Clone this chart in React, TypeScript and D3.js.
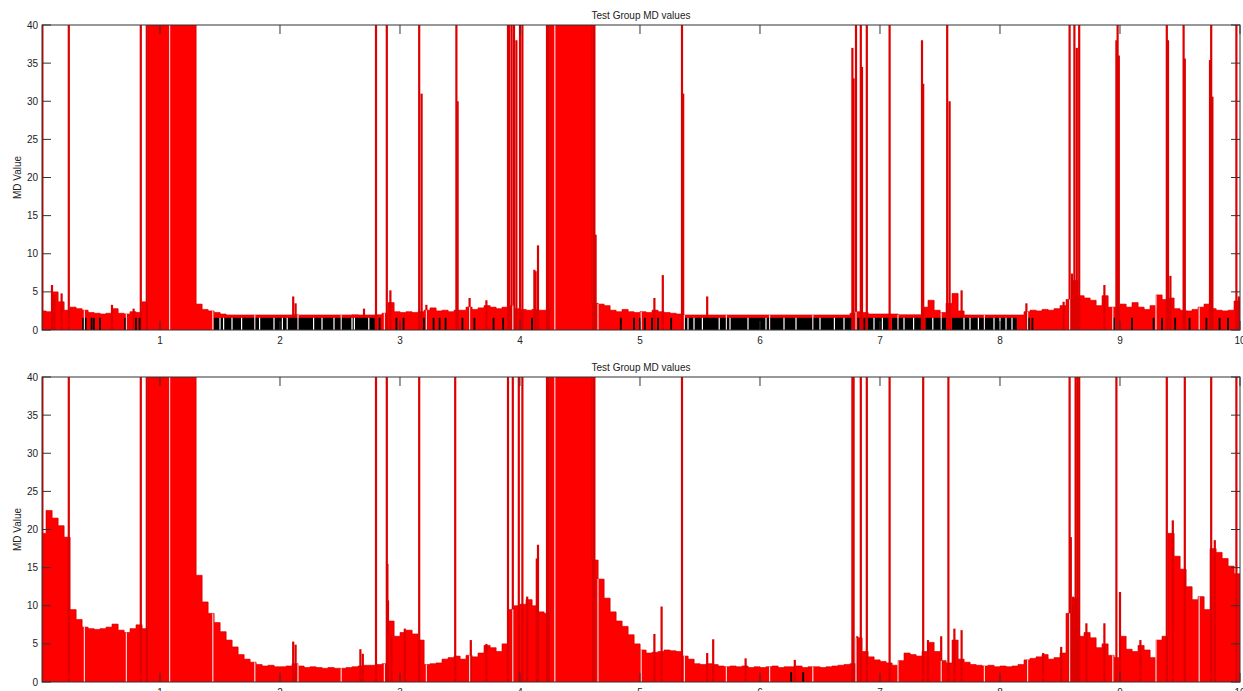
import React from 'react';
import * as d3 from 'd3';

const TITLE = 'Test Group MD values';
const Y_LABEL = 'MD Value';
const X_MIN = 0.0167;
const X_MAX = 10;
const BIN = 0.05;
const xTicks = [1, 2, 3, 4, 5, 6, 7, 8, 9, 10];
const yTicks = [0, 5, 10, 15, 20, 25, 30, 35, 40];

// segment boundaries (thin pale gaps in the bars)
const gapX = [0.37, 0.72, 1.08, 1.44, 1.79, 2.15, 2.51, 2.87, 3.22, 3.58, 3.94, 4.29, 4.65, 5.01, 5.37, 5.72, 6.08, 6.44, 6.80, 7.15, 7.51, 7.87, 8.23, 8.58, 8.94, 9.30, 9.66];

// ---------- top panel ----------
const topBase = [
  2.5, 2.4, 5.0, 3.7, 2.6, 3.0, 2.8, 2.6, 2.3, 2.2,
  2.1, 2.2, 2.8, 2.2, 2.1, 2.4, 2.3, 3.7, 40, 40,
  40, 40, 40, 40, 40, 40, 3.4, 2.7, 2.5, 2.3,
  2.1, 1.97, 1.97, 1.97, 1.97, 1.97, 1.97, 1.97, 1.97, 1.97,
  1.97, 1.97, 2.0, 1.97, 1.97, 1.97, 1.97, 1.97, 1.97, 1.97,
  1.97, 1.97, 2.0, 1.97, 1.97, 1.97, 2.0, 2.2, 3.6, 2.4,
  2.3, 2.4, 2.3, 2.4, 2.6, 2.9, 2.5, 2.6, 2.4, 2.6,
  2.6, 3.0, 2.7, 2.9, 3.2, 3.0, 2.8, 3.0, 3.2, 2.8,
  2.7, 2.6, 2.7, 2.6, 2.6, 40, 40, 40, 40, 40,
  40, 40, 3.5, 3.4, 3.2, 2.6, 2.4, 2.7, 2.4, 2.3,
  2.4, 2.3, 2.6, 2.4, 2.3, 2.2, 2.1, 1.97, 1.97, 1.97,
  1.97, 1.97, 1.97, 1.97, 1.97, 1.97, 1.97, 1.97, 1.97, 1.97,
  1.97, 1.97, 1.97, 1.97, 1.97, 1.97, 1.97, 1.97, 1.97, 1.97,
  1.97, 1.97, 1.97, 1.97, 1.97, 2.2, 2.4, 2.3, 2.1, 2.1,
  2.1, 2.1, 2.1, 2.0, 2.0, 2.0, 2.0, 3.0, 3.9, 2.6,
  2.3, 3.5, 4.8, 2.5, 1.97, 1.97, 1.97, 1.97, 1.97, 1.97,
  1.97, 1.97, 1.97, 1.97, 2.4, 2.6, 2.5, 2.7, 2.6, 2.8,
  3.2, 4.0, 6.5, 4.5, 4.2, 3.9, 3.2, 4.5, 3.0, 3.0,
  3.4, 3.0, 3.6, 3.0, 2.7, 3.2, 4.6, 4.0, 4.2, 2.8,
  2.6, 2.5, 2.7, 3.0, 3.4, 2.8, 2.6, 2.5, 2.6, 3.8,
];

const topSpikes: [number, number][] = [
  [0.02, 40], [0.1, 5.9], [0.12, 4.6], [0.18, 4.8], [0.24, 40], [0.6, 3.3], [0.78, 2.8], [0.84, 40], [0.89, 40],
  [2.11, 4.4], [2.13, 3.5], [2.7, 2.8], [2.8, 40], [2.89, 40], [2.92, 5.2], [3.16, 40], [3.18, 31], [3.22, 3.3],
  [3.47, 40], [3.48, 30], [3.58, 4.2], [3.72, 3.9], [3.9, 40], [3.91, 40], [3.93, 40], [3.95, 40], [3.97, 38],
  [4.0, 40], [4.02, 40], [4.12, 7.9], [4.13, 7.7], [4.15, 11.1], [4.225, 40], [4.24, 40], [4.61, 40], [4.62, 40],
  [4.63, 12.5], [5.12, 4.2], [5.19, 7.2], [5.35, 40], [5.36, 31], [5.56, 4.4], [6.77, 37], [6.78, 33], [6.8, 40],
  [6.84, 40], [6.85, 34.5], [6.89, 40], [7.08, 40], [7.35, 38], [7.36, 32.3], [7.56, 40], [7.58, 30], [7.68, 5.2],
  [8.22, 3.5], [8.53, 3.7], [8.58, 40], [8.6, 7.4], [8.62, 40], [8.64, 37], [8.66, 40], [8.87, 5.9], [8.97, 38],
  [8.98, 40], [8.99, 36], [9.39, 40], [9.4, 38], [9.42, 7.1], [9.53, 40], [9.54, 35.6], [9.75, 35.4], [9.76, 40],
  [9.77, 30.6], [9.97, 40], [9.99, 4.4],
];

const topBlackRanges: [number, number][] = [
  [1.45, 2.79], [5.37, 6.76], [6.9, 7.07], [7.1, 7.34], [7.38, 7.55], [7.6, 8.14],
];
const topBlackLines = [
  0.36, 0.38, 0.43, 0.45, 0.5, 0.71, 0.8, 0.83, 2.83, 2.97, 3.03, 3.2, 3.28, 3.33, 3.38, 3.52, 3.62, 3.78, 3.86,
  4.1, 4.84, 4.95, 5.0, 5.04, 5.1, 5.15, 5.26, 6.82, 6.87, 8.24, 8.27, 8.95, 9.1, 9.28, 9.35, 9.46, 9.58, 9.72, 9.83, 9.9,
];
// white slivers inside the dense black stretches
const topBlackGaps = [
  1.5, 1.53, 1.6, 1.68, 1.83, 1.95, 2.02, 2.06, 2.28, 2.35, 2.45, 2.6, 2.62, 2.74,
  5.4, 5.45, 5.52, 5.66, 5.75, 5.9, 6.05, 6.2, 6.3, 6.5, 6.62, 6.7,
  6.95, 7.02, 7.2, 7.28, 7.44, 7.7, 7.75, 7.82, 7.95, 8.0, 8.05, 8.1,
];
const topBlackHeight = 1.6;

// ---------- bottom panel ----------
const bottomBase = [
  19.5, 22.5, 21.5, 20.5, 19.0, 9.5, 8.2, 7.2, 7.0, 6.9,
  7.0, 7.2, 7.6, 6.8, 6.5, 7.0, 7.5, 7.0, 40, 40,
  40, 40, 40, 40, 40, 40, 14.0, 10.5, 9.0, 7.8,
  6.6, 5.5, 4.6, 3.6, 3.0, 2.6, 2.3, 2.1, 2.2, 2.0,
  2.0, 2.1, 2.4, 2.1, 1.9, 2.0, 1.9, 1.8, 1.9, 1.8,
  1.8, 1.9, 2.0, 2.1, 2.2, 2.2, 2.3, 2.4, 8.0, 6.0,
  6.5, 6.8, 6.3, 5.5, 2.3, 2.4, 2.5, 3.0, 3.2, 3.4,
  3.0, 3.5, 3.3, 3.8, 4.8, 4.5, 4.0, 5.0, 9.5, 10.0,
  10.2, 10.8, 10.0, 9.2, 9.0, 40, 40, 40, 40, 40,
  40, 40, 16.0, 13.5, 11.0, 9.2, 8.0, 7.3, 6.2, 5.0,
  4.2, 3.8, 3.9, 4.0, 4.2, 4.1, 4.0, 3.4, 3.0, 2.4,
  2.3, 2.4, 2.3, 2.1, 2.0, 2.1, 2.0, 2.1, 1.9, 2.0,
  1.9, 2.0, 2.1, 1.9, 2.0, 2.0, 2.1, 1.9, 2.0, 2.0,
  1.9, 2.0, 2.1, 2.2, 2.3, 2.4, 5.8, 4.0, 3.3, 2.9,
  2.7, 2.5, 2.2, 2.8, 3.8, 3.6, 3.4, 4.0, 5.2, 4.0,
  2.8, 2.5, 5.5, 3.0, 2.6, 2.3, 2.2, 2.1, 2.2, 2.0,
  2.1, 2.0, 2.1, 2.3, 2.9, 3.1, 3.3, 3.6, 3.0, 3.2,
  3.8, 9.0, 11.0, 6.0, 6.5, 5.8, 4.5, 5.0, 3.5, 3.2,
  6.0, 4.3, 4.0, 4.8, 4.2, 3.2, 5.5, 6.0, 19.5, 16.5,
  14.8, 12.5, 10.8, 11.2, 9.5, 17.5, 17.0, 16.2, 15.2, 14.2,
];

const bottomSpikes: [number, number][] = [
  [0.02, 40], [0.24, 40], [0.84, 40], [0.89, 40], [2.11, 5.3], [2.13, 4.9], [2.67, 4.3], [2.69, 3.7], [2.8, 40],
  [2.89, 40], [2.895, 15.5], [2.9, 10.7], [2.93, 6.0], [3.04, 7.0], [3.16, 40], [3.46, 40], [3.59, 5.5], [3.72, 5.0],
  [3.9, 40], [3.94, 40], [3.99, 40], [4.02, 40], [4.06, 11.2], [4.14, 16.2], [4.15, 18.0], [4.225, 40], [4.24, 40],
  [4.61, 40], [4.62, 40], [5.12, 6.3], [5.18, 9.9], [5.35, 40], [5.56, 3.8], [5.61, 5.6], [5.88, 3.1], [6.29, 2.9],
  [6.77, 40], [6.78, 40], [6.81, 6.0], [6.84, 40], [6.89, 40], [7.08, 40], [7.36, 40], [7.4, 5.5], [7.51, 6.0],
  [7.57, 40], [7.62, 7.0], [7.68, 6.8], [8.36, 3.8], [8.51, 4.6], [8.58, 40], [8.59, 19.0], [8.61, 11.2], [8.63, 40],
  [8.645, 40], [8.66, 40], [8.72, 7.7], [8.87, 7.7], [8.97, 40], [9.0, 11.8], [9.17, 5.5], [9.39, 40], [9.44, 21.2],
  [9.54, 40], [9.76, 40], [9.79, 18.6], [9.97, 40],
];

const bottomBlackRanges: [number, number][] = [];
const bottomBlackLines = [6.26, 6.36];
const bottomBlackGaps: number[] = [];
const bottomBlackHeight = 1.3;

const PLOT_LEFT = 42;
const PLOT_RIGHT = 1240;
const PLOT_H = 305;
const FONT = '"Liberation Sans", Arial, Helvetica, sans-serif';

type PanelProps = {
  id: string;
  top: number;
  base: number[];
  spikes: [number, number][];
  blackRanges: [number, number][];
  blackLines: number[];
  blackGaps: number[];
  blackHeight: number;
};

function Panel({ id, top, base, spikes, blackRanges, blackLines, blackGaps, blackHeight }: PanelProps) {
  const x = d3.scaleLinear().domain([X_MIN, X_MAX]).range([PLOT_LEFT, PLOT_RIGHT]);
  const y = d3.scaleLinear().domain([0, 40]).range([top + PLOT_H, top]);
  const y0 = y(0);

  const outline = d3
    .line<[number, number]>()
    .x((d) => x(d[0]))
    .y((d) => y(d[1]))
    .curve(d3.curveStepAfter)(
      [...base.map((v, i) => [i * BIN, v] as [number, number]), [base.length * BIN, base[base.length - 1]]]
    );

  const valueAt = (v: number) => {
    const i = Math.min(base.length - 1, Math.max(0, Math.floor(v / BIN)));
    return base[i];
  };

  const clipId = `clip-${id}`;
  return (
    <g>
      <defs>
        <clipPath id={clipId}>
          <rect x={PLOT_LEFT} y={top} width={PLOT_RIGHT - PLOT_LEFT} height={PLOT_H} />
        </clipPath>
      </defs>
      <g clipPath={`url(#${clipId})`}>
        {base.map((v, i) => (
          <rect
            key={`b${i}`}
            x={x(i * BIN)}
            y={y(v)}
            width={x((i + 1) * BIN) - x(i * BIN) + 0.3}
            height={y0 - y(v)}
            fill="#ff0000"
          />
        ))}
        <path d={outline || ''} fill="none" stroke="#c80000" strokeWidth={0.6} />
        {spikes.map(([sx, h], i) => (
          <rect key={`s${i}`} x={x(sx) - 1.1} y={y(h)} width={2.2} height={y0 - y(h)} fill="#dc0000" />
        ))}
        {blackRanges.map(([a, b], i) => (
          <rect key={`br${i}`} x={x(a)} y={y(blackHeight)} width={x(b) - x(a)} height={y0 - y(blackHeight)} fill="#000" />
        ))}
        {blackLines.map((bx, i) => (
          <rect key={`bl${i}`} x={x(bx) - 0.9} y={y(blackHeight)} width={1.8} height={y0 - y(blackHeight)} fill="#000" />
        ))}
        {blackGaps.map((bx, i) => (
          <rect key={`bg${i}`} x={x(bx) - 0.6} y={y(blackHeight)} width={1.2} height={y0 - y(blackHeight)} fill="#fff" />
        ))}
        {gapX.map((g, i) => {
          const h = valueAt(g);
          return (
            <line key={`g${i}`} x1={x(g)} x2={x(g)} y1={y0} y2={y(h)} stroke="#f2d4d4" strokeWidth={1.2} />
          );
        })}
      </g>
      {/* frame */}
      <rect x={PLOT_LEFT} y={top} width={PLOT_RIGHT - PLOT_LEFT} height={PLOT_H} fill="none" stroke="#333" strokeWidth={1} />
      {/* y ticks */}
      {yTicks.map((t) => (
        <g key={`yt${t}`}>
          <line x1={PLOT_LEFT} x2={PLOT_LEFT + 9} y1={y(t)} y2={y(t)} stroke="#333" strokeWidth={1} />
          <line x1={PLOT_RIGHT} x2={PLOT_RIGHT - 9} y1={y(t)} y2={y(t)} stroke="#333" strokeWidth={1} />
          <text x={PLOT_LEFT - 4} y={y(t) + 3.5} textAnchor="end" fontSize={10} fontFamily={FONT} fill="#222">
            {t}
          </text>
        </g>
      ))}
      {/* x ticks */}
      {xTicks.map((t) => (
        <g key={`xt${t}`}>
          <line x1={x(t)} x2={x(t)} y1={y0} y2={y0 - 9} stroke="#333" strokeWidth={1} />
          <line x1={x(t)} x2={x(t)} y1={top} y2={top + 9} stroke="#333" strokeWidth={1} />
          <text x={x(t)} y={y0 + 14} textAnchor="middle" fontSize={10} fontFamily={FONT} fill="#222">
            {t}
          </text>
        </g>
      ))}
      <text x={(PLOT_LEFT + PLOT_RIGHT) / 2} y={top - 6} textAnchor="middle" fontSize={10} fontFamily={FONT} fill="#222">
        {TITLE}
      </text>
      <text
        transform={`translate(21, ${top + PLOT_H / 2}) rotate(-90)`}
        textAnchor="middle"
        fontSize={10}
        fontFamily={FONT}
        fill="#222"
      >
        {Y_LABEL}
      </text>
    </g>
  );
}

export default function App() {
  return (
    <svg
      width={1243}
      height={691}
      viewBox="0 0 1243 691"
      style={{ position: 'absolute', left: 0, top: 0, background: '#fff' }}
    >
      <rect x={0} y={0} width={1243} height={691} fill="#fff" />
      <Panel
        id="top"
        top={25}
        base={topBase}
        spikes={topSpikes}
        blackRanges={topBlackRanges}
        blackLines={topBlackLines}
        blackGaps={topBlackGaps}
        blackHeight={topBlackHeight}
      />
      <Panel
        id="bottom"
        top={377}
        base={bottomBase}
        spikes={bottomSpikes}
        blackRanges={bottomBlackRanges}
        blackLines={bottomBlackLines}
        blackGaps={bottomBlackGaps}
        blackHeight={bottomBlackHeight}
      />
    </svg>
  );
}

★ ★ ★

▸ GIVEN REQUEST:
Only the lines from the start of the material through the line containing "30, 35, 40];" should be transcribed. Pictures stay out.

▸ TASK ANSWER:
Clone this chart in React, TypeScript and D3.js.
import React from 'react';
import * as d3 from 'd3';

const TITLE = 'Test Group MD values';
const Y_LABEL = 'MD Value';
const X_MIN = 0.0167;
const X_MAX = 10;
const BIN = 0.05;
const xTicks = [1, 2, 3, 4, 5, 6, 7, 8, 9, 10];
const yTicks = [0, 5, 10, 15, 20, 25, 30, 35, 40];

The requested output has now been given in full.